Monday, February 28, 2022

The Original Bambi: The Story of a Life in the Forest (Bambi #1), by Felix Salten (author), Jack Zipes (translator), Peter Marinker (narrator), John Chancer (narrator)

Princeton University Press, ISBN 9780691234885, February 2022 (original publication 1923)

This is a new translation of the 1923 novel Bambi, on which the Disney movie was based. Or, more accurately, the movie was based on the 1928 English translation, but Whittaker Chambers. Yes, that Whittaker Chambers, if you recognize the name. If you do, you're most likely a Boomer like me. If you don't, that bit of weird background would probably not be that interesting to you.

What's more relevant is that Felix Salten didn't write a sweet children's story about a deer born in the forest, making friends with all sorts of other forest animals, and growing up to live happily ever after with Faline. It's a darker story, and in part an allegory of the dangers of life for minorities in Europe, particularly the Austro-Hungarian Empire, where Salten, a secular Jew, tried very hard to assimilate and be accepted. In the book, the deer, birds, foxes, hares, and other animals, are trying to peacefully live their lives. Predation happens, but it's always shown as both shocking, and something those not directly involved should stay out of the way of. I don't think this is the strongest aspect of Salten's book, but I don't recall that the movie acknowledges this aspect of forest life at all.

The great danger is He, Man, with the ability to kill at a distance, and hounds--animals who have betrayed their fellow animals--to help Him find and track them. Some of the most pleasant places in the forest, such as the meadow, are also places of great danger, because the animals are more visible there. Bambi's mother teaches him about the dangers and the need to take care, but the Great Prince of the Forest, who may be Bambi's father (the book never says so directly), goes further. He teaches Bambi many useful skills, but also that he must learn to live alone--truly alone.

Bambi and Faline do fall in love, and do mate, but this doesn't become the film's happily ever after. That's not how deer live.

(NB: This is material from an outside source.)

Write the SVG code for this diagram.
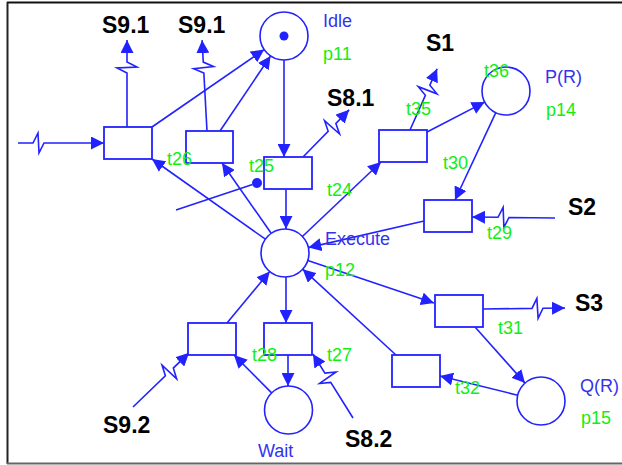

 Missing from the book are some of the film's most popular characters, such as Thumper the rabbit and Flower the skunk. Missing from the movie is Faline's brother, Gobo, whose story is one of great lessons of the dangers of Man. It's differences like this that make Salten's original story so much darker. As a child, I had a copy of the 1928 translation by Whittaker Chambers, and read and reread it till it fell apart. Chambers had done his own toning down, mostly of the political allegory, with more emphasis on the animal rights message--which I should note was also important to Salten. Even as a young child, I noticed the differences between book and movie, although the movie of course was a delight, and quite intentionally more fun. As an adult, my memories have been a bit of a mishmash of the two, such as "remembering" Gobo as part of the movie, which he wasn't. Now, it's fascinating to read a better translation of the original, as well as getting more background on the story, the author, and the circumstances in which he wrote it.

Recommended. 

I bought this audiobook. And the ebook, too, because yes, I really loved this book, dark though it is, as a kid.